--- THE PROBLEM ---
Scan the data for "draw" and copy the lines it appears in.
-- SUPPLIED INFORMATION start --
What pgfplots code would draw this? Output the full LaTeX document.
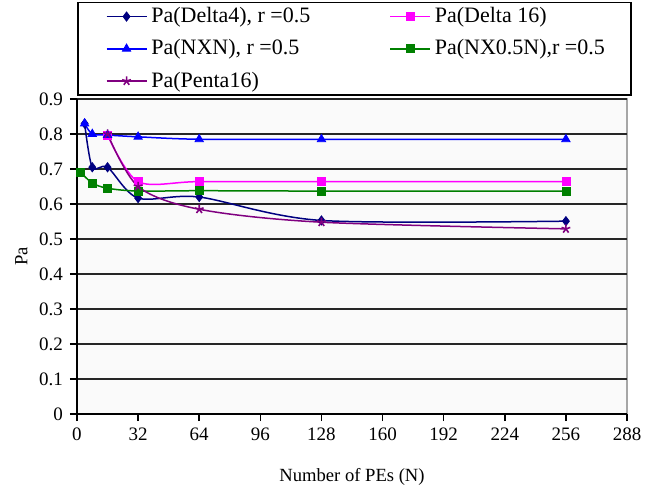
\documentclass[border=0pt]{standalone}
\usepackage{fontspec}
\setmainfont{Liberation Serif}
\usepackage{pgfplots}
\pgfplotsset{compat=1.18}
\definecolor{cNavy}{HTML}{000080}
\definecolor{cMag}{HTML}{FF00FF}
\definecolor{cBlue}{HTML}{0000FF}
\definecolor{cGreen}{HTML}{008000}
\definecolor{cPurp}{HTML}{800080}
\begin{document}
\begin{tikzpicture}
\begin{axis}[
  scale only axis,
  width=275pt, height=157.5pt,
  xmin=0, xmax=288, ymin=0, ymax=0.9,
  xtick={0,32,...,288},
  ytick={0,0.1,...,0.9},
  axis x line*=bottom, axis y line*=left,
  axis line style={black, line width=0.8pt},
  axis background/.style={fill=black!2, draw=black!35, line width=0.8pt},
  tick align=outside,
  major tick length=3.5pt,
  tick style={black, line width=0.8pt},
  ymajorgrids,
  grid style={black!85, line width=0.9pt},
  /pgf/number format/assume math mode=true,
  yticklabel style={/pgf/number format/fixed,/pgf/number format/precision=1},
  ticklabel style={font=\fontsize{9.5}{11}\selectfont},
  label style={font=\fontsize{9.3}{11}\selectfont},
  xlabel={Number of PEs (N)},
  ylabel={Pa},
  xlabel style={yshift=-7pt},
  ylabel style={yshift=-1pt},
  legend columns=2,
  legend cell align=left,
  legend image code/.code={\draw[sharp plot] (0pt,0pt) -- (20pt,0pt); \draw plot[only marks] coordinates {(10pt,0pt)};},
  legend style={at={(axis description cs:0,1)}, anchor=south west, xshift=0pt, yshift=1.5pt,
    draw=black, line width=0.8pt, font=\fontsize{11}{13}\selectfont,
    row sep=3pt, inner xsep=14pt, inner ysep=0.5pt},
  every axis plot/.append style={line width=0.75pt, smooth, tension=0.5},
]
\addplot[cNavy, mark=diamond*, mark size=2.3pt, mark options={solid, line width=0.4pt}] coordinates {
(4,0.83) (8,0.705) (16,0.705) (32,0.617) (64,0.62) (128,0.553) (256,0.551)};
\addlegendentry{\makebox[117pt][l]{Pa(Delta4), r =0.5}}
\addplot[cMag, mark=square*, mark size=2pt, mark options={solid, line width=0.4pt}] coordinates {
(16,0.797) (32,0.664) (64,0.664) (128,0.664) (256,0.664)};
\addlegendentry{\makebox[82pt][l]{Pa(Delta 16)}}
\addplot[cBlue, mark=triangle*, mark size=2.4pt, mark options={solid, line width=0.4pt}] coordinates {
(4,0.83) (8,0.80) (16,0.797) (32,0.792) (64,0.785) (128,0.785) (256,0.785)};
\addlegendentry{\makebox[117pt][l]{Pa(NXN), r =0.5}}
\addplot[cGreen, mark=square*, mark size=2pt, mark options={solid, line width=0.4pt}] coordinates {
(2,0.69) (8,0.66) (16,0.645) (32,0.637) (64,0.638) (128,0.637) (256,0.637)};
\addlegendentry{\makebox[82pt][l]{Pa(NX0.5N),r =0.5}}
\addplot[cPurp, mark=star, mark size=2.3pt, mark options={solid, line width=0.8pt}] coordinates {
(16,0.80) (32,0.65) (64,0.585) (128,0.548) (256,0.529)};
\addlegendentry{\makebox[117pt][l]{Pa(Penta16)}}
\end{axis}
\path[use as bounding box] (-38.5pt,-37pt) rectangle (289.5pt,207pt);
\end{tikzpicture}
\end{document}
-- SUPPLIED INFORMATION end --
--- COMPLETE RESPONSE ---
What pgfplots code would draw this? Output the full LaTeX document.
  axis background/.style={fill=black!2, draw=black!35, line width=0.8pt},
  legend image code/.code={\draw[sharp plot] (0pt,0pt) -- (20pt,0pt); \draw plot[only marks] coordinates {(10pt,0pt)};},
    draw=black, line width=0.8pt, font=\fontsize{11}{13}\selectfont,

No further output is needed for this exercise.